New York City Museums and Galleries

Establishment neighborhood
International Center of Photography Museum
250 Bowery, Nolita
The International Center of Photography's new Bowery museum is a beautiful dedication to photography and visual culture. With state-of-the-art galleries (its white walls are populated with framed works, tablets, and electronic screens alike), 90-feet of glass frontage, and abundant metal, the space is altogether much more inviting than it sounds—optional tours encourage discussion, and the main space is meant to simulate the feel of a village square. Conveniently, it's across the street from The New Museum.
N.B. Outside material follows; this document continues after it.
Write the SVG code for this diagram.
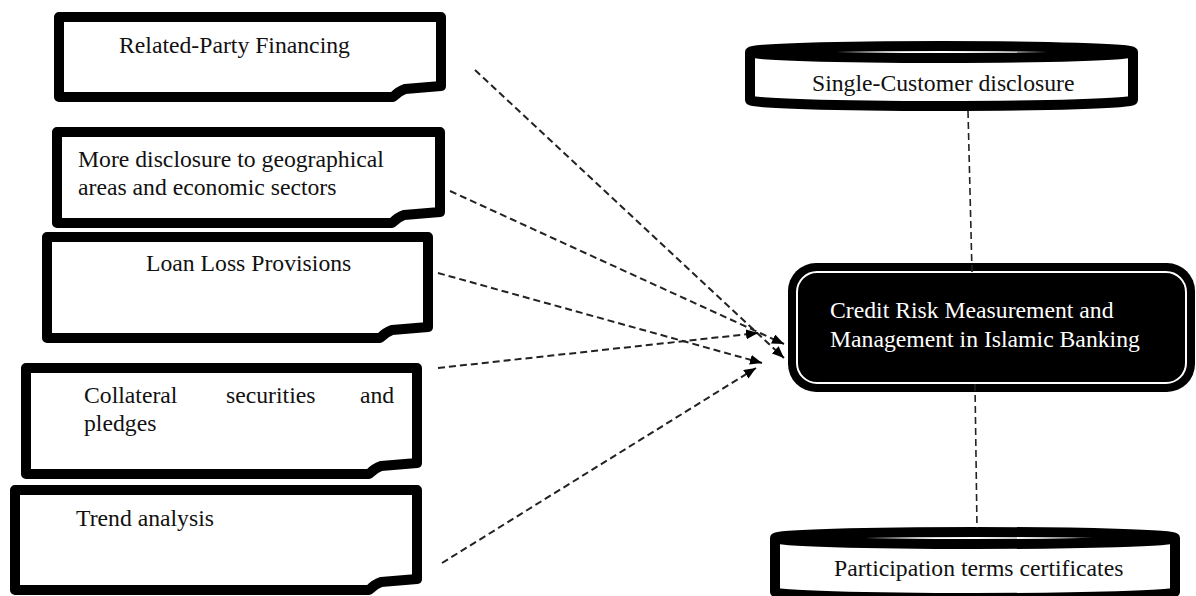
<svg xmlns="http://www.w3.org/2000/svg" width="1196" height="596" viewBox="0 0 1196 596">
<style>
.box{fill:#fff;stroke:#000;stroke-width:10;stroke-linejoin:round}
.t{font-family:"Liberation Serif","Times New Roman",serif;font-size:23.7px;fill:#111}
.tw{font-family:"Liberation Serif","Times New Roman",serif;font-size:23.7px;fill:#fff}
.dash{fill:none;stroke:#222;stroke-width:2;stroke-dasharray:7 4}
.vdash{fill:none;stroke:#222;stroke-width:1.6;stroke-dasharray:7 4}
.cyl{fill:none;stroke:#000;stroke-width:10;stroke-linejoin:round}
</style>
<defs>
<marker id="ah" markerUnits="userSpaceOnUse" markerWidth="13" markerHeight="10" refX="12" refY="5" orient="auto">
<path d="M0,0 L12,5 L0,10 Z" fill="#000"/>
</marker>
</defs>
<rect width="1196" height="596" fill="#fff"/>

<g id="node-related-party">
<path class="box" d="M59,17 H441 V86 L405,89 Q399,91 393,97 H59 Z"/>
<text class="t" x="119" y="53">Related-Party Financing</text>
</g>

<g id="node-geographical">
<path class="box" d="M57,132 H440 V212 L404,215 Q398,217 392,223 H57 Z"/>
<text class="t" x="78" y="167">More disclosure to geographical</text>
<text class="t" x="78" y="195">areas and economic sectors</text>
</g>

<g id="node-loan-loss">
<path class="box" d="M47,237 H428 V327 L392,330 Q386,332 380,338 H47 Z"/>
<text class="t" x="146" y="271">Loan Loss Provisions</text>
</g>

<g id="node-collateral">
<path class="box" d="M26,368 H417 V463 L381,466 Q375,468 369,474 H26 Z"/>
<text class="t" x="84" y="403">Collateral</text>
<text class="t" x="226" y="403">securities</text>
<text class="t" x="360" y="403">and</text>
<text class="t" x="84" y="431">pledges</text>
</g>

<g id="node-trend">
<path class="box" d="M15,490 H417 V579 L381,582 Q375,584 369,590 H15 Z"/>
<text class="t" x="76" y="526">Trend analysis</text>
</g>

<g id="node-single-customer">
<path d="M750,52 V100 A191.5 6 0 0 0 1133,100 V52 Z" fill="#fff"/>
<text class="t" x="812" y="91">Single-Customer disclosure</text>
<path class="cyl" d="M750,52 V100 A191.5 6 0 0 0 1133,100 V52"/>
<ellipse class="cyl" cx="941.5" cy="52" rx="191.5" ry="6" fill="none"/>
</g>

<g id="node-participation">
<path d="M775,538 V592 A200 6 0 0 0 1175,592 V538 Z" fill="#fff"/>
<text class="t" x="834" y="576">Participation terms certificates</text>
<path class="cyl" d="M775,538 V592 A200 6 0 0 0 1175,592 V538"/>
<ellipse class="cyl" cx="975" cy="538" rx="200" ry="6" fill="none"/>
</g>

<g id="node-credit-risk">
<rect x="788" y="263" width="407" height="129" rx="28" fill="#000"/>
<rect x="797" y="272" width="389" height="111" rx="20" fill="none" stroke="#fff" stroke-width="2"/>
<text class="tw" x="830" y="318">Credit Risk Measurement  and</text>
<text class="tw" x="830" y="347">Management in Islamic Banking</text>
</g>

<g id="connectors">
<path class="dash" d="M475,70 L784,358" marker-end="url(#ah)"/>
<path class="dash" d="M450,191 L784,344" marker-end="url(#ah)"/>
<path class="dash" d="M438,273 L762,363" marker-end="url(#ah)"/>
<path class="dash" d="M438,368 L758,333" marker-end="url(#ah)"/>
<path class="dash" d="M442,563 L756,368" marker-end="url(#ah)"/>
<path class="vdash" d="M968,111 L972,272"/>
<path class="vdash" d="M975,384 L977,528"/>
</g>
</svg>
The Whitney Museum of American Art
99 Gansevoort, Meatpacking District
The Whitney—a long-time doyenne on the UES—shut its doors and moved to the Meatpacking District, where it sits in a Renzo Piano–designed building at the southern end of the Highline. The Whitney decamped because of space constrictions uptown, a situation that's now eased by its 200,000 square feet. (The Metropolitan Museum of Art has taken over the Whitney's previous Marcel Breuer–designed home at Madison and 75th.) Bonus: It's open until 10 p.m. on the weekends.
Neue Galerie
1048 Fifth Ave., Upper East Side
Walking into this Upper East Side townhouse is a quick time warp into the golden age of Vienna, before the First World War. The permanent collection, displayed almost as if it were in an elegant home, includes works by Gustav Klimt and Egon Schiele and many design pieces from Josef Hoffman, Koloman Moser, and Werner Werkstatte. We never tire of visiting the galleries and then heading downstairs for a tea and Linzer torte at the perfectly achieved turn-of-the-century-style Cafe Sabarsky, where you dine surrounded by Adolf Loos furniture.
MoMA
11 W. 53rd St., Midtown
Despite its popularity, which translates into lines around the block on any given day, MoMA is still one of our favorite places in the city. Whenever we come to visit, whether to walk the permanent collection or to check out a new, contemporary exhibition, we always spend some time in the white marble-clad sculpture garden, a rare respite in the middle of bustling midtown. The MoMA has plans to expand into what was previously the Folk Art Museum next door: Headed up by architectural practice Diller Scofidio + Renfro, it will certainly be as artfully conceived as the famous 2002-2004 revamp.